As one of my colleagues just noted, the head of the Occupational Safety and Health Administration acknowledged today that more training is needed to protect some Gulf cleanup workers. It turns out that's not the only critique that the agency's chief had regarding the safety in the Gulf.
OSHA's David Michaels said that his own agency's chemical exposure limits, which BP has continually cited in its assurances about worker safety, are so "outrageously out of date" that no one should be citing them as evidence of safety. (You can listen to his full answer.)
"Let me be very clear. In the Gulf, we're not saying BP has to protect people to those limits, because they're not safe," OSHA chief David Michaels said in an interview on C-SPAN's Washington Journal earlier today."What we're telling people is don't refer to our legal limits. What we're trying to do here is make sure workers are safe."
Someone might want to tell BP, and other federal agencies. As we've reported, they've continually responded to our inquiries about worker illness and chemical exposure by pointing out that air sampling results have been within permissible exposure limits set by OSHA.
But as experts interviewed by ProPublica have also pointed out, most of OSHA's standards haven't been updated for decades.
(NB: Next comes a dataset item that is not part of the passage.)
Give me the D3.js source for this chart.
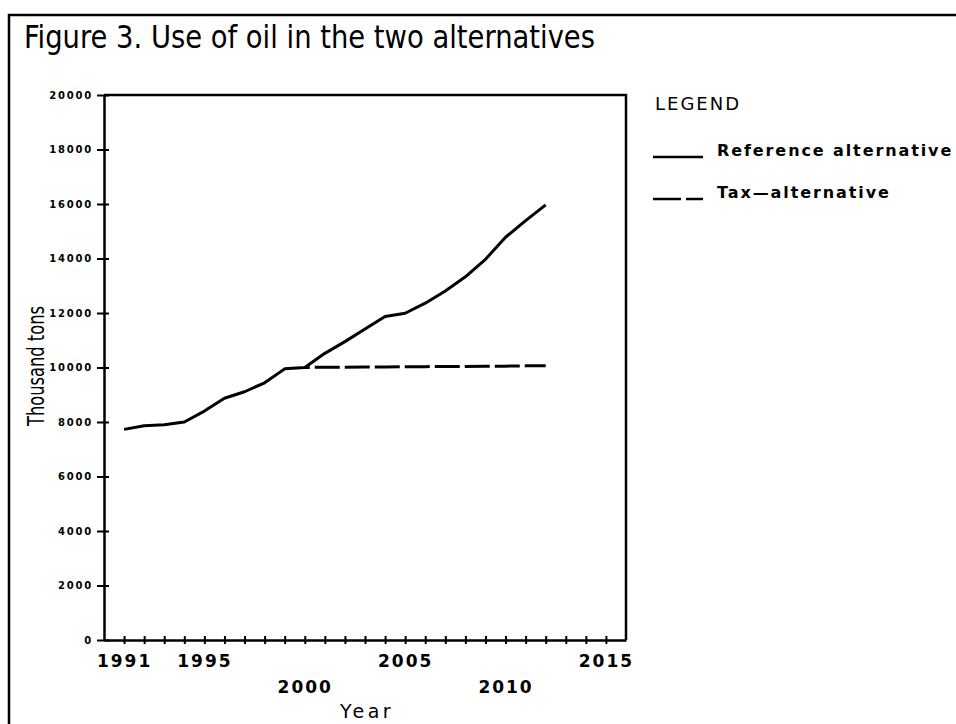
<!DOCTYPE html>
<html>
<head>
<meta charset="utf-8">
<script src="https://cdnjs.cloudflare.com/ajax/libs/d3/7.8.5/d3.min.js"></script>
<style>
  body { margin: 0; background: #fff; }
  svg { display: block; }
</style>
</head>
<body>
<svg id="chart" width="956" height="724"></svg>
<script>
// values (thousand tons)
var years = [1991, 1992, 1993, 1994, 1995, 1996, 1997, 1998, 1999, 2000, 2001,
             2002, 2003, 2004, 2005, 2006, 2007, 2008, 2009, 2010, 2011, 2012];
var referenceOil = [7730, 7860, 7900, 8000, 8400, 8870, 9110, 9440, 9950, 10000, 10520,
                    10950, 11410, 11870, 11990, 12360, 12810, 13330, 13970, 14780, 15390, 15970];

var taxYears = [2000, 2001, 2002, 2003, 2004, 2005, 2006, 2007, 2008, 2009, 2010, 2011, 2012];
var taxOil = [10000, 10010, 10010, 10020, 10020, 10030, 10030, 10040, 10040, 10050, 10050, 10060, 10060];

var yTicks = [0, 2000, 4000, 6000, 8000, 10000, 12000, 14000, 16000, 18000, 20000];
var xTicks = [1991, 1992, 1993, 1994, 1995, 1996, 1997, 1998, 1999, 2000, 2001, 2002, 2003,
              2004, 2005, 2006, 2007, 2008, 2009, 2010, 2011, 2012, 2013, 2014, 2015];
var xLabelsTop = [1991, 1995, 2005, 2015];
var xLabelsLow = [2000, 2010];

var legendItems = ["Reference alternative", "Tax\u2014alternative"];

var svg = d3.select("#chart");

var x = d3.scaleLinear().domain([1990, 2016]).range([104, 626]);
var y = d3.scaleLinear().domain([0, 20000]).range([640, 95]);

// outer frame of the page (top and left edge)
svg.append("path")
    .attr("d", "M9,724 L9,15 L956,15")
    .attr("fill", "none")
    .attr("stroke", "#000")
    .attr("stroke-width", 2.5);

svg.append("text")
    .attr("x", 24)
    .attr("y", 48)
    .attr("font-family", "'Liberation Sans Narrow', 'DejaVu Sans Condensed', sans-serif")
    .attr("font-size", 32)
    .attr("textLength", 571)
    .attr("lengthAdjust", "spacingAndGlyphs")
    .text("Figure 3. Use of oil in the two alternatives");

// plot box top + right
svg.append("path")
    .attr("d", "M" + x(1990) + "," + y(20000) + " L" + x(2016) + "," + y(20000) + " L" + x(2016) + "," + y(0))
    .attr("fill", "none")
    .attr("stroke", "#000")
    .attr("stroke-width", 2.5);

// y axis
var yAxis = svg.append("g")
    .attr("transform", "translate(" + x(1990) + ",0)")
    .call(d3.axisLeft(y).tickValues(yTicks).tickFormat(d3.format("d"))
      .tickSizeOuter(0).tickSizeInner(6).tickPadding(5));

yAxis.select(".domain").attr("stroke", "#000").attr("stroke-width", 2.5);
yAxis.selectAll(".tick line")
    .attr("x1", -7).attr("x2", 5)
    .attr("stroke", "#000").attr("stroke-width", 2);
yAxis.selectAll(".tick text")
    .attr("font-family", "'DejaVu Sans', sans-serif")
    .attr("font-weight", "bold")
    .attr("font-size", 10)
    .attr("letter-spacing", 1.8)
    .attr("fill", "#000");

// x axis
var xAxis = svg.append("g")
    .attr("transform", "translate(0," + y(0) + ")")
    .call(d3.axisBottom(x).tickValues(xTicks).tickSizeOuter(0).tickSizeInner(4)
      .tickFormat(function(d) {
        return (xLabelsTop.indexOf(d) >= 0 || xLabelsLow.indexOf(d) >= 0) ? String(d) : "";
      }));

xAxis.select(".domain").attr("stroke", "#000").attr("stroke-width", 2.5);
xAxis.selectAll(".tick line")
    .attr("y1", -4).attr("y2", 4)
    .attr("stroke", "#000").attr("stroke-width", 2);
xAxis.selectAll(".tick text")
    .attr("font-family", "'DejaVu Sans', sans-serif")
    .attr("font-weight", "bold")
    .attr("font-size", 17)
    .attr("letter-spacing", 2)
    .attr("fill", "#000")
    .attr("dy", null)
    .attr("y", function(d) { return xLabelsLow.indexOf(d) >= 0 ? 53 : 27; });

// axis titles
svg.append("text")
    .attr("transform", "translate(44,366) rotate(-90)")
    .attr("text-anchor", "middle")
    .attr("font-family", "'Liberation Sans Narrow', 'DejaVu Sans Condensed', sans-serif")
    .attr("font-size", 23)
    .attr("textLength", 120)
    .attr("lengthAdjust", "spacingAndGlyphs")
    .text("Thousand tons");

svg.append("text")
    .attr("x", 367)
    .attr("y", 718)
    .attr("text-anchor", "middle")
    .attr("font-family", "'DejaVu Sans', sans-serif")
    .attr("font-size", 19)
    .attr("letter-spacing", 3.5)
    .text("Year");

// series
var line = d3.line()
    .x(function(d) { return x(d[0]); })
    .y(function(d) { return y(d[1]); });

svg.append("path")
    .datum(d3.zip(years, referenceOil))
    .attr("d", line)
    .attr("fill", "none")
    .attr("stroke", "#000")
    .attr("stroke-width", 3)
    .attr("stroke-linejoin", "round");

svg.append("path")
    .datum(d3.zip(taxYears, taxOil))
    .attr("d", line)
    .attr("fill", "none")
    .attr("stroke", "#000")
    .attr("stroke-width", 3)
    .attr("stroke-dasharray", "25,5")
    .attr("stroke-dashoffset", 20);

// legend
svg.append("text")
    .attr("x", 655)
    .attr("y", 110)
    .attr("font-family", "'DejaVu Sans', sans-serif")
    .attr("font-size", 18)
    .attr("letter-spacing", 2)
    .text("LEGEND");

var legend = svg.append("g")
    .selectAll("g")
    .data(legendItems)
    .enter().append("g")
      .attr("transform", function(d, i) { return "translate(653," + (157 + i * 42) + ")"; });

legend.append("line")
    .attr("x1", 0).attr("x2", 50)
    .attr("y1", 0).attr("y2", 0)
    .attr("stroke", "#000")
    .attr("stroke-width", 2.5)
    .attr("stroke-dasharray", function(d, i) { return i ? "28,5,17" : null; });

legend.append("text")
    .attr("x", 64)
    .attr("y", -1)
    .attr("font-family", "'DejaVu Sans', sans-serif")
    .attr("font-weight", "bold")
    .attr("font-size", 16)
    .attr("letter-spacing", 1.9)
    .text(function(d) { return d; });
</script>
</body>
</html>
As one expert put it, workers in the Gulf are being exposed "to levels that are perhaps perfectly legal, but not safe." Now add OSHA's chief to the list of experts who question the exposure limits.
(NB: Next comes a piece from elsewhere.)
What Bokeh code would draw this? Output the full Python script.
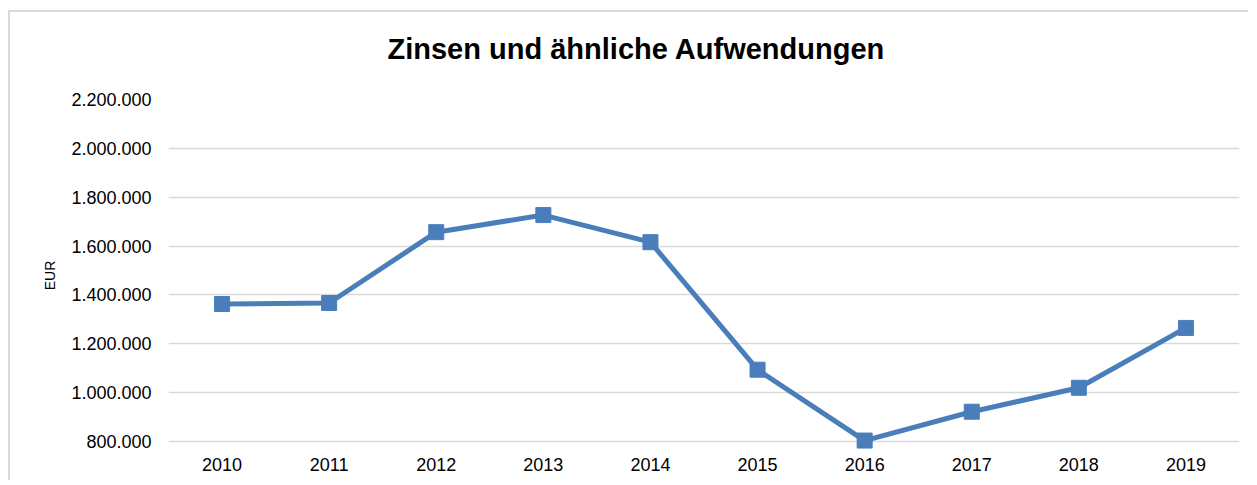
from bokeh.plotting import figure
from bokeh.models import Range1d, FixedTicker, FactorRange, Title
from bokeh.embed import file_html
from bokeh.resources import INLINE

title_text = "Zinsen und ähnliche Aufwendungen"
years = ["2010", "2011", "2012", "2013", "2014", "2015", "2016", "2017", "2018", "2019"]
values = [1363000, 1367000, 1657000, 1727000, 1616000, 1094000, 804000, 922000, 1020000, 1265000]
y_ticks = [800000, 1000000, 1200000, 1400000, 1600000, 1800000, 2000000, 2200000]
y_tick_labels = ["800.000", "1.000.000", "1.200.000", "1.400.000", "1.600.000",
                 "1.800.000", "2.000.000", "2.200.000"]
y_label = "EUR"

FONT = "Liberation Sans"
BLUE = "#4a7ebb"
GRID = "#d9d9d9"

Y_START, Y_END = 759184, 2200000

p = figure(
    width=1240, height=470,
    x_range=FactorRange(*years),
    y_range=Range1d(Y_START, Y_END),
    output_backend="svg", toolbar_location=None,
    min_border_left=158, min_border_right=11, min_border_top=86, min_border_bottom=31,
)
p.styles = {"border-left": f"2px solid {GRID}", "border-top": f"2px solid {GRID}",
            "margin-left": "8px", "margin-top": "10px"}
p.outline_line_color = None

# small spacer between title and plot area
spacer = Title(text=" ", text_font_size="8px", standoff=2)
p.add_layout(spacer, "above")

p.title.text = title_text
p.title.text_font = FONT
p.title.text_font_size = "29px"
p.title.text_font_style = "bold"
p.title.text_color = "#000000"
p.title.align = "left"
p.title.offset = 219
p.title.vertical_align = "top"
p.title.standoff = 40

p.line(years, values, line_color=BLUE, line_width=5)
p.scatter(years, values, marker="square", size=15, fill_color=BLUE, line_color=BLUE)

p.xgrid.grid_line_color = None
p.ygrid.grid_line_color = GRID
p.ygrid.grid_line_width = 1.5

p.yaxis.ticker = FixedTicker(ticks=y_ticks)
p.yaxis.major_label_overrides = {t: l for t, l in zip(y_ticks, y_tick_labels)}
p.yaxis.axis_label = y_label

for ax in (p.xaxis, p.yaxis):
    ax.axis_line_color = None
    ax.major_tick_line_color = None
    ax.minor_tick_line_color = None
    ax.major_label_text_font = FONT
    ax.major_label_text_font_size = "18px"
    ax.major_label_text_color = "#000000"

p.yaxis.major_label_standoff = 11
p.yaxis.axis_label_text_font = FONT
p.yaxis.axis_label_text_font_size = "14px"
p.yaxis.axis_label_text_font_style = "normal"
p.yaxis.axis_label_text_color = "#000000"
p.yaxis.axis_label_standoff = 10
p.xaxis.major_label_standoff = 0

open("out.html", "w").write(file_html(p, INLINE))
When I asked BP spokesman John Curry about this, he told me, "We can only go by what the standard is," and said that the company has been providing respirators to workers near the spill's source even when chemical exposures have been detected at levels below OSHA's permissible exposure limits.
"We want to do all we can to protect workers. We have no reason to want people to get ill or sick or injured," Curry said. "We continue to take data and the data continues to show that it's below the OSHA action level."